Using the material below, print a verbatim copy of every line from the one containing "What React, TypeScript" through the one containing "XAxis, YAxis, CartesianGrid", inclusive, and omit the pictures.

• **INPUT ROWS**
........

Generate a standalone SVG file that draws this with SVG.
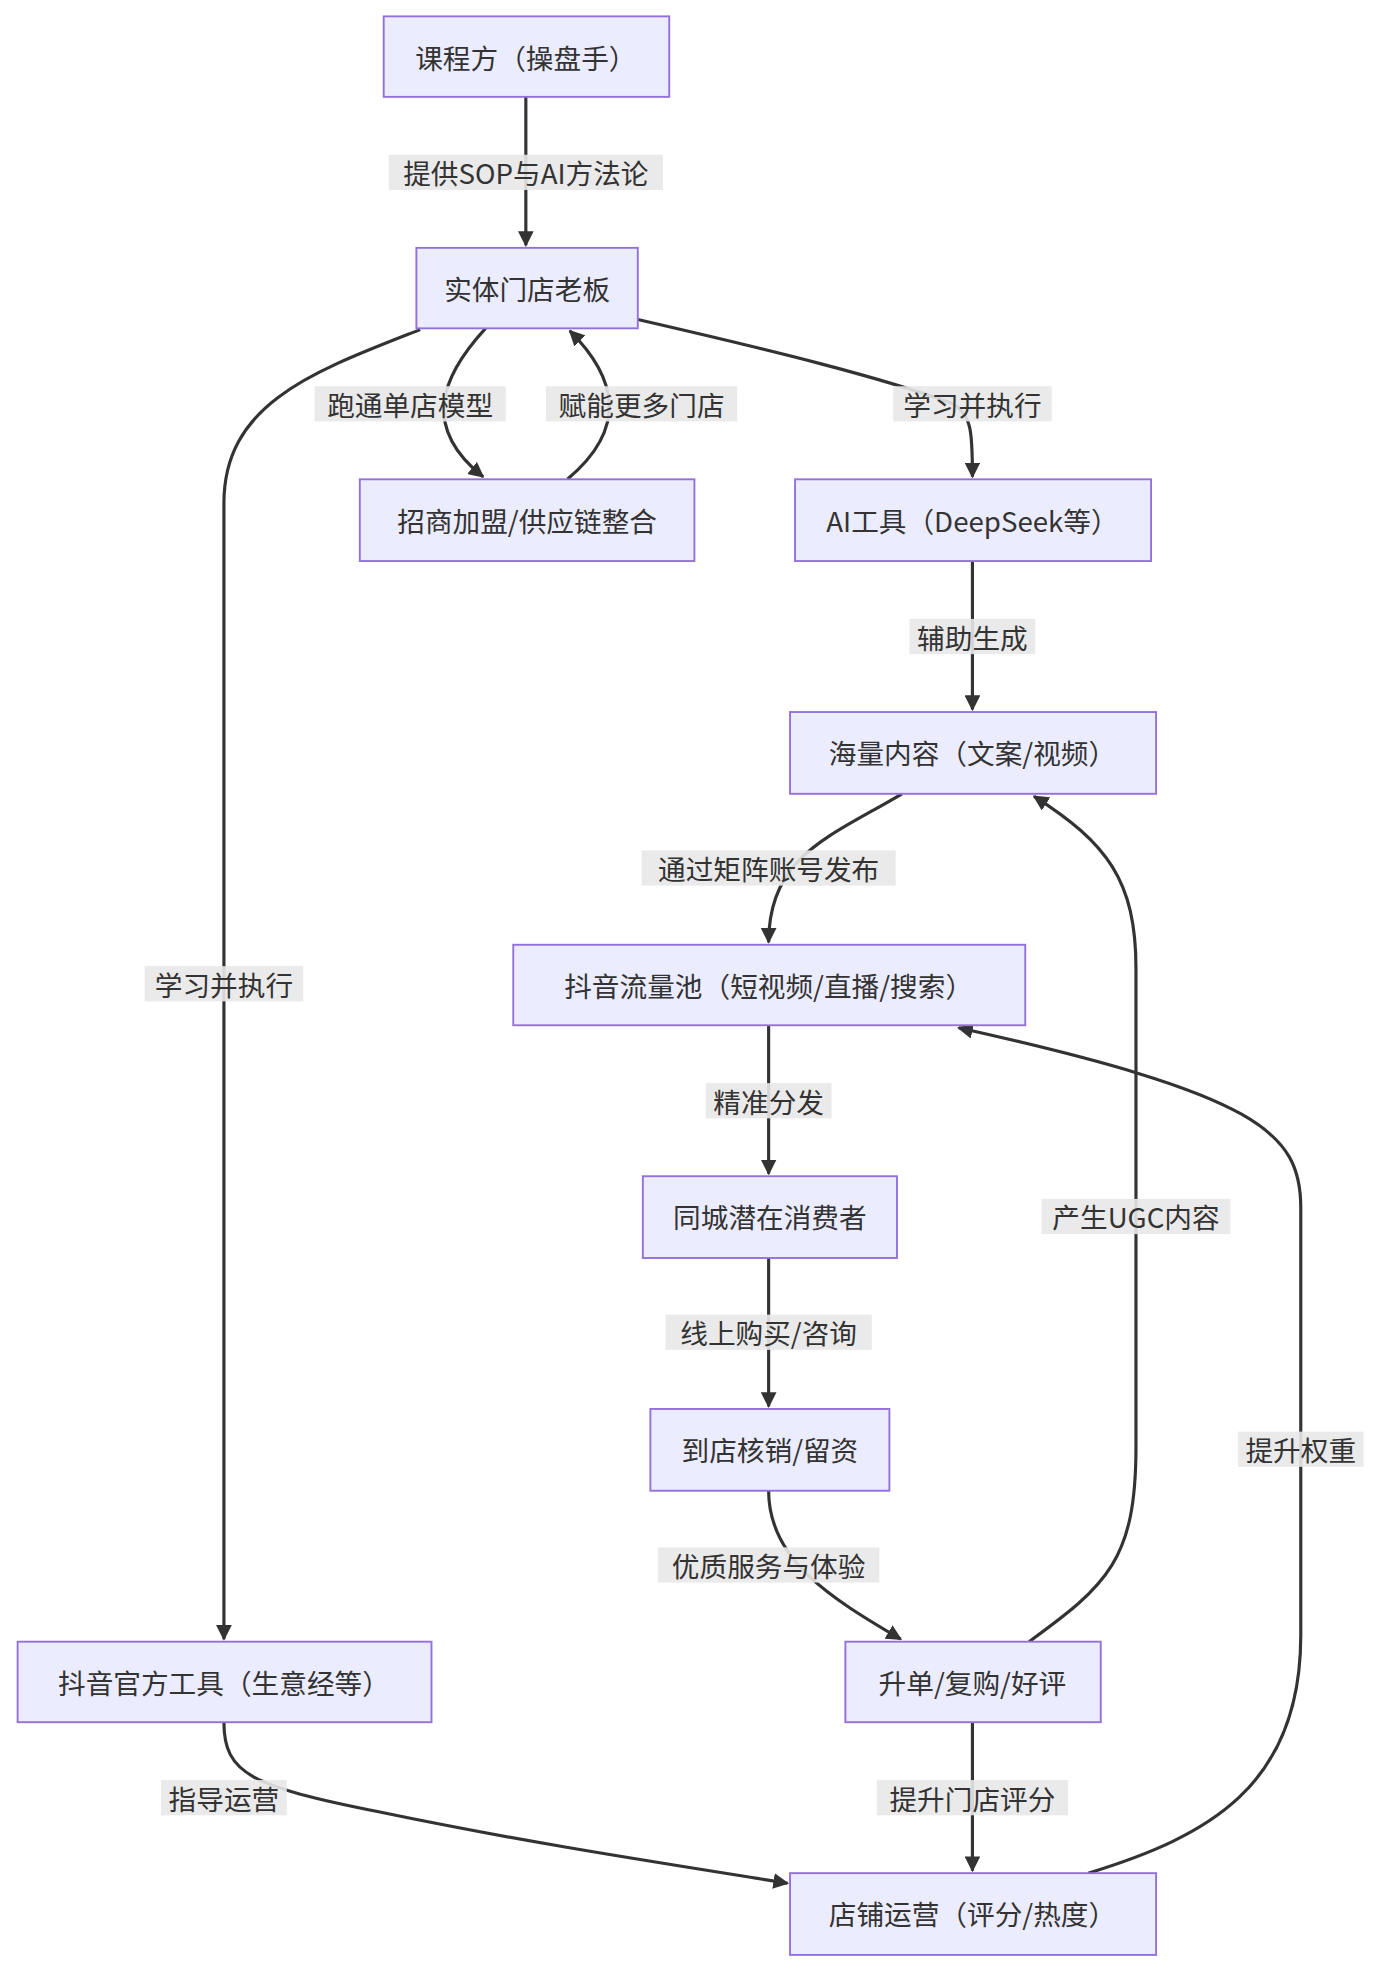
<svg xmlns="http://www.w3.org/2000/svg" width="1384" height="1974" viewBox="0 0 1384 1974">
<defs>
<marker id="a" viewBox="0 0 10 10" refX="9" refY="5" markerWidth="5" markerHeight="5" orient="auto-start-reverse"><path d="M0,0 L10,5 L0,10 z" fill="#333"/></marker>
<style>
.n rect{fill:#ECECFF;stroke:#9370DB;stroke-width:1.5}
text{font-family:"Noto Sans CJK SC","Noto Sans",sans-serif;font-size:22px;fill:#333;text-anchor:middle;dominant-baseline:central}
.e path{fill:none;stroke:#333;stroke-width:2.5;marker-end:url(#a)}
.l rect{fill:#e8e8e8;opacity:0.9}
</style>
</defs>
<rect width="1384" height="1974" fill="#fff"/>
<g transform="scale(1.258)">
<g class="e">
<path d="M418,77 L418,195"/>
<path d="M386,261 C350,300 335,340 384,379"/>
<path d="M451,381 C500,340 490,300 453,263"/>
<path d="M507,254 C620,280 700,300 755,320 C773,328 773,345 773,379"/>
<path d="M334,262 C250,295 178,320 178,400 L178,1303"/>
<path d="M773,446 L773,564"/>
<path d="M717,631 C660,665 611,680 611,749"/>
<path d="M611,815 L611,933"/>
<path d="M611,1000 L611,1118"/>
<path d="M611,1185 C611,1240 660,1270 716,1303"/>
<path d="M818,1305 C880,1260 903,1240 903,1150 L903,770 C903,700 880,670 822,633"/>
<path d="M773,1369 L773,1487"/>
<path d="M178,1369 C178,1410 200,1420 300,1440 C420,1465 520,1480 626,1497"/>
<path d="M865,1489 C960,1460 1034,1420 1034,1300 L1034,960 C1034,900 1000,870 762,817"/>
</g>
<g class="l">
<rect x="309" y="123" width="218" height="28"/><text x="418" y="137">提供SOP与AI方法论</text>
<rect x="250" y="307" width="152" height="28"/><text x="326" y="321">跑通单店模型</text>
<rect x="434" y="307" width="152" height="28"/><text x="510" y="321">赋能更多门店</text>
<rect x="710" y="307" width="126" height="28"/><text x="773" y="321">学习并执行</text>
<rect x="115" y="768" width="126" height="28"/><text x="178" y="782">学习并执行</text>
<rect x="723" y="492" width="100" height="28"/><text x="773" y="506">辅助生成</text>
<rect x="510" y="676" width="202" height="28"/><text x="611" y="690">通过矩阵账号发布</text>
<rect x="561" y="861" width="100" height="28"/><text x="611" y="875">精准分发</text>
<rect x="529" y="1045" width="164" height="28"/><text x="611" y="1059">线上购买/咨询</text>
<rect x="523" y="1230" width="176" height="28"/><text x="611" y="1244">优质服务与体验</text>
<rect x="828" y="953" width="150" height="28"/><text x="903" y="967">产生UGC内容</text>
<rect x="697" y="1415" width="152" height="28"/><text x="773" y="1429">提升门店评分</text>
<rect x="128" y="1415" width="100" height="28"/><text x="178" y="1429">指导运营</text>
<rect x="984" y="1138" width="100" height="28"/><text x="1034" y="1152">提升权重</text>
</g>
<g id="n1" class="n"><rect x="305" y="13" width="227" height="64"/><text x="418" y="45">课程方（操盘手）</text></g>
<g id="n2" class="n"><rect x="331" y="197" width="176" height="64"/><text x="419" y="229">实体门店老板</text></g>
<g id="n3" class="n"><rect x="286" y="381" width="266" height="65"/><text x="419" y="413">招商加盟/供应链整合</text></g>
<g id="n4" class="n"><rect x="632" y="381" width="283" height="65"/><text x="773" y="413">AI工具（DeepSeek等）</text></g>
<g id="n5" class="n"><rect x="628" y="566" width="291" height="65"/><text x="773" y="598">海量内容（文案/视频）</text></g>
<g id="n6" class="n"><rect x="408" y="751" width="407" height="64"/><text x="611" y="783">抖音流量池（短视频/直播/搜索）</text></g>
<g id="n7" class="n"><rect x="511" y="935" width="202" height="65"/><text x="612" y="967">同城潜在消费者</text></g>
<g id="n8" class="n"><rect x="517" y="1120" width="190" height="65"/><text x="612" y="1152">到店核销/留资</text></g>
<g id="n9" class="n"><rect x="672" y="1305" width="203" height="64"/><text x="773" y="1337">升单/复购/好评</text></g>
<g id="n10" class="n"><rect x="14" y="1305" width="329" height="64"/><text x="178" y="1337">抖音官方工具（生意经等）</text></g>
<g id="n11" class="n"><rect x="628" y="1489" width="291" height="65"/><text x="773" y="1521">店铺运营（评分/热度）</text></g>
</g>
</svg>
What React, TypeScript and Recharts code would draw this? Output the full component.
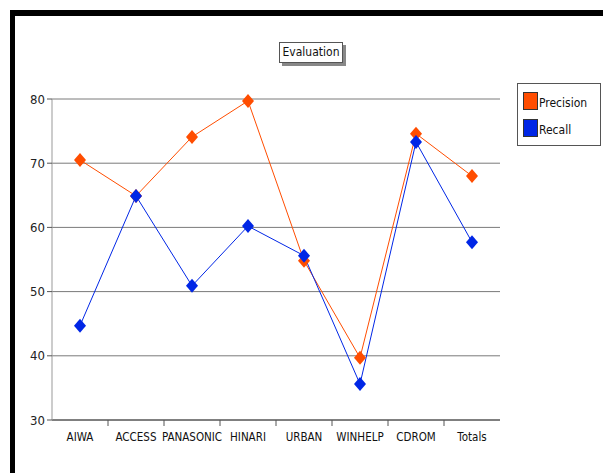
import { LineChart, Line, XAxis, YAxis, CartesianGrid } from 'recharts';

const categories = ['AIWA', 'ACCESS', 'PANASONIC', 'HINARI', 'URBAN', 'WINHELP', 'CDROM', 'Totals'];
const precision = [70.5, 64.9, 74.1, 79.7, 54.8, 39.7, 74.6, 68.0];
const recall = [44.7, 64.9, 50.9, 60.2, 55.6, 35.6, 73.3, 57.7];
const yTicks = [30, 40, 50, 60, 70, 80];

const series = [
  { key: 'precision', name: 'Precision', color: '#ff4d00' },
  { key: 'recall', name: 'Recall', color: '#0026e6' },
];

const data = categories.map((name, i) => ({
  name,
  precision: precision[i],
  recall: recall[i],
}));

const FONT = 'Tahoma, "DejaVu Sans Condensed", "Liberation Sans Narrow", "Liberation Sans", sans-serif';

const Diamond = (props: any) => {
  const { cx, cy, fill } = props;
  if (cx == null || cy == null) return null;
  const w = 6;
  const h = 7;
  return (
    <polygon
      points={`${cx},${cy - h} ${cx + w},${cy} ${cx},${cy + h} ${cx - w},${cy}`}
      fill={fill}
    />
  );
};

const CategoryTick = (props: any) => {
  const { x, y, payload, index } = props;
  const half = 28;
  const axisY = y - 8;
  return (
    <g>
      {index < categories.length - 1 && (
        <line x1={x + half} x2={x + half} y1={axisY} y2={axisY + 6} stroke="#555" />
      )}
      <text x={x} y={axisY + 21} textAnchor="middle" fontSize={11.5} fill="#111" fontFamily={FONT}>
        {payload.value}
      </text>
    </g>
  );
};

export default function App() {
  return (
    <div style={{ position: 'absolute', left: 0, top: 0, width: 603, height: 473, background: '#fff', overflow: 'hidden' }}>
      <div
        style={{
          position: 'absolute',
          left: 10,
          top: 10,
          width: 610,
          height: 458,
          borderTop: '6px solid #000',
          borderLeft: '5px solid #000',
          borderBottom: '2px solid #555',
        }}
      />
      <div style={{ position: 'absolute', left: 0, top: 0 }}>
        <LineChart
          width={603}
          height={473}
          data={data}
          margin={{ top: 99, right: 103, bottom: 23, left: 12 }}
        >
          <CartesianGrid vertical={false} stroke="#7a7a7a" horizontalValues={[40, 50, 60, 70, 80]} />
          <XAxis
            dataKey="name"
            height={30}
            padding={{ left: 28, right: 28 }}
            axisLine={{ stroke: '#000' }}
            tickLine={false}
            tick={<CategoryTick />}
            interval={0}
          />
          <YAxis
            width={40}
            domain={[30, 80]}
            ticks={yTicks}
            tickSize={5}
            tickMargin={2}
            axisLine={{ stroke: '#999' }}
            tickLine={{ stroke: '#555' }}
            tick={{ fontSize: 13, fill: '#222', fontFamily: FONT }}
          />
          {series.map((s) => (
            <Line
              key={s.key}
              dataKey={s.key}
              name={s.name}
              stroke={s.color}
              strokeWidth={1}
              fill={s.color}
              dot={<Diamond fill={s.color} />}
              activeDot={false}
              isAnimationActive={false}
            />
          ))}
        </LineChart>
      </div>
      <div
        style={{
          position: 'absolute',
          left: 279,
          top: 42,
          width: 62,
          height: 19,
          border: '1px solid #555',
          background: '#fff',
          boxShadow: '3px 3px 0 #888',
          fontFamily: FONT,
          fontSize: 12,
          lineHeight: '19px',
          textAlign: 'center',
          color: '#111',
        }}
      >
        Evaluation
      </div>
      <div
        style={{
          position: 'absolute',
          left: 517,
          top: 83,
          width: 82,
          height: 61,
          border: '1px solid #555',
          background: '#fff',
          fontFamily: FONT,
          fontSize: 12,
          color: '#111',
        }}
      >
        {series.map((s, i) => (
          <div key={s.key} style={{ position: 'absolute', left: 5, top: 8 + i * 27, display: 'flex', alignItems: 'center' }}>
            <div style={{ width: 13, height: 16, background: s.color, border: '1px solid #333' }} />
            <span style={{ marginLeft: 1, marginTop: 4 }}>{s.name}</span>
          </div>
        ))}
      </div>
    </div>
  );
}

........

• **WRITTEN SOLUTION**
What React, TypeScript and Recharts code would draw this? Output the full component.
import { LineChart, Line, XAxis, YAxis, CartesianGrid } from 'recharts';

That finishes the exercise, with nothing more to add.